The Württemberg Tssd was a class of German narrow gauge, steam locomotive operated by the Royal Württemberg State Railways.

==History==
They were initially deployed on the Öchsle Railway in 1899 between Biberach an der Riß and Ochsenhausen. In addition they worked the Federsee Railway between Schussenried and Riedlingen, the Zabergäu Railway between Lauffen am Neckar and Leonbronn and the Bottwar Railway between Marbach am Neckar and Heilbronn Süd. A total of nine units were delivered in three series of three engines in 1899, 1901 and 1904 with fleet numbers 41–49. They were initially classified as Tss locomotives and later as Tssd 41–49.

T is the abbreviation for tank locomotive, ss means that it is a narrow gauge locomotive with a rail gauge of , and the letter d, added later, was the abbreviation for duplex locomotive, because the steam was expanded twice, first in the high-pressure cylinders and then in the low-pressure cylinders. Today duplex locomotives are described as compound locomotives.

The engines carried 2.5 m3 of water (the third series had larger water tanks with a 3.0 m3 capacity) and 1.0 t of coal. The maximal train load was 140 t on an incline of 1 in 40 (2.5%).
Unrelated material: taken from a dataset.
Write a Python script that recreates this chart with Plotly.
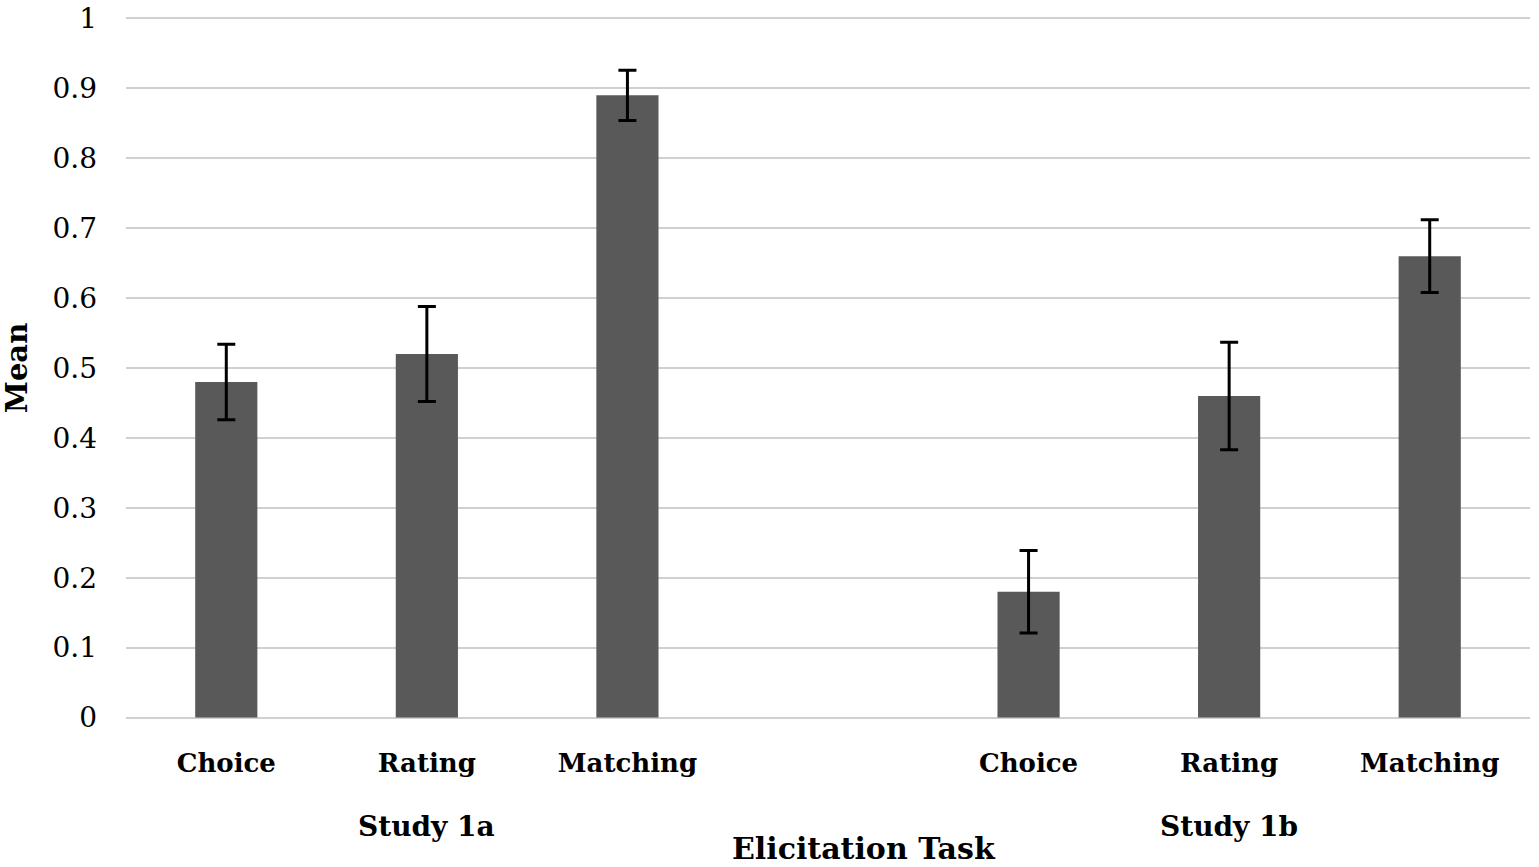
import plotly.graph_objects as go

tasks = ["Choice", "Rating", "Matching", "", "Choice", "Rating", "Matching"]
means = [0.48, 0.52, 0.89, None, 0.18, 0.46, 0.66]
errors = [0.054, 0.068, 0.036, 0, 0.059, 0.077, 0.052]
studies = ["Study 1a", "Study 1b"]
study_centers = [1, 5]
y_ticks = [0, 0.1, 0.2, 0.3, 0.4, 0.5, 0.6, 0.7, 0.8, 0.9, 1]
y_labels = ["0", "0.1", "0.2", "0.3", "0.4", "0.5", "0.6", "0.7", "0.8", "0.9", "1"]

xs = list(range(len(tasks)))
serif = "DejaVu Serif"

fig = go.Figure()
fig.add_trace(go.Bar(
    x=xs, y=means,
    marker=dict(color="#595959", line=dict(width=0)),
    error_y=dict(type="data", array=errors, visible=True,
                 color="#000000", thickness=3, width=9),
    width=0.31,
))

for s, c in zip(studies, study_centers):
    fig.add_annotation(x=c, y=0, xref="x", yref="paper", yshift=-107,
                       xanchor="center", yanchor="middle",
                       text=f"<b>{s}</b>", showarrow=False,
                       font=dict(family=serif, size=28, color="#000"))

fig.add_annotation(x=(864 - 126) / 1404, y=0, xref="paper", yref="paper",
                   xanchor="center", yanchor="middle", yshift=-129,
                   text="<b>Elicitation Task</b>", showarrow=False,
                   font=dict(family=serif, size=30, color="#000"))

fig.update_layout(
    width=1539, height=867,
    margin=dict(l=126, r=9, t=17, b=148),
    paper_bgcolor="white", plot_bgcolor="white",
    showlegend=False,
    font=dict(family=serif, color="#000"),
)
fig.update_xaxes(
    range=[-0.5, 6.5], tickmode="array", tickvals=xs,
    ticktext=[f"<b>{t}</b>" if t else "" for t in tasks],
    tickfont=dict(family=serif, size=26, color="#000"),
    showgrid=False, zeroline=False, showline=False, ticks="",
    ticklabelstandoff=26, automargin=False,
)
fig.update_yaxes(
    range=[-0.002, 1.002], tickmode="array", tickvals=y_ticks, ticktext=y_labels,
    tickfont=dict(family=serif, size=28, color="#000"),
    showgrid=True, gridcolor="#d0d0d0", gridwidth=2,
    zeroline=True, zerolinecolor="#d0d0d0", zerolinewidth=2,
    showline=False, ticks="",
    ticklabelstandoff=28, automargin=False,
    title=dict(text="<b>Mean</b>", font=dict(family=serif, size=29, color="#000"),
               standoff=20),
)

fig.write_html("out.html")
All the engines were taken over by Deutsche Reichsbahn-Gesellschaft and given the numbers 99 631 to 99 639. After the Second World War four engines were still in service. They were retired as follows:
- Number 99 638 – 26 October 1954
- Number 99 639 – 27 November 1956
- Number 99 637 – 25 March 1965
- Number 99 633 – 18 March 1969

==Preserved locomotives==
Two locomotives, numbers 99 633 and 99 637 have been preserved.

Locomotive 99 633 was under the ownership of the German Railway History Company (DGEG) and was loaned to the Öchsle Schmalspurbahn (Öchsle Narrow-Gauge Railway) and displayed in the Ochsenhausen shed, its original home. In 2007 the society bought it outright. Since the very first transmission of the SWR television programme, Eisenbahn-Romantik, it has featured in the introduction and the programme's logo.

Number 99 637 is on display as a monument at the former station forecourt in Bad Buchau, its last home station.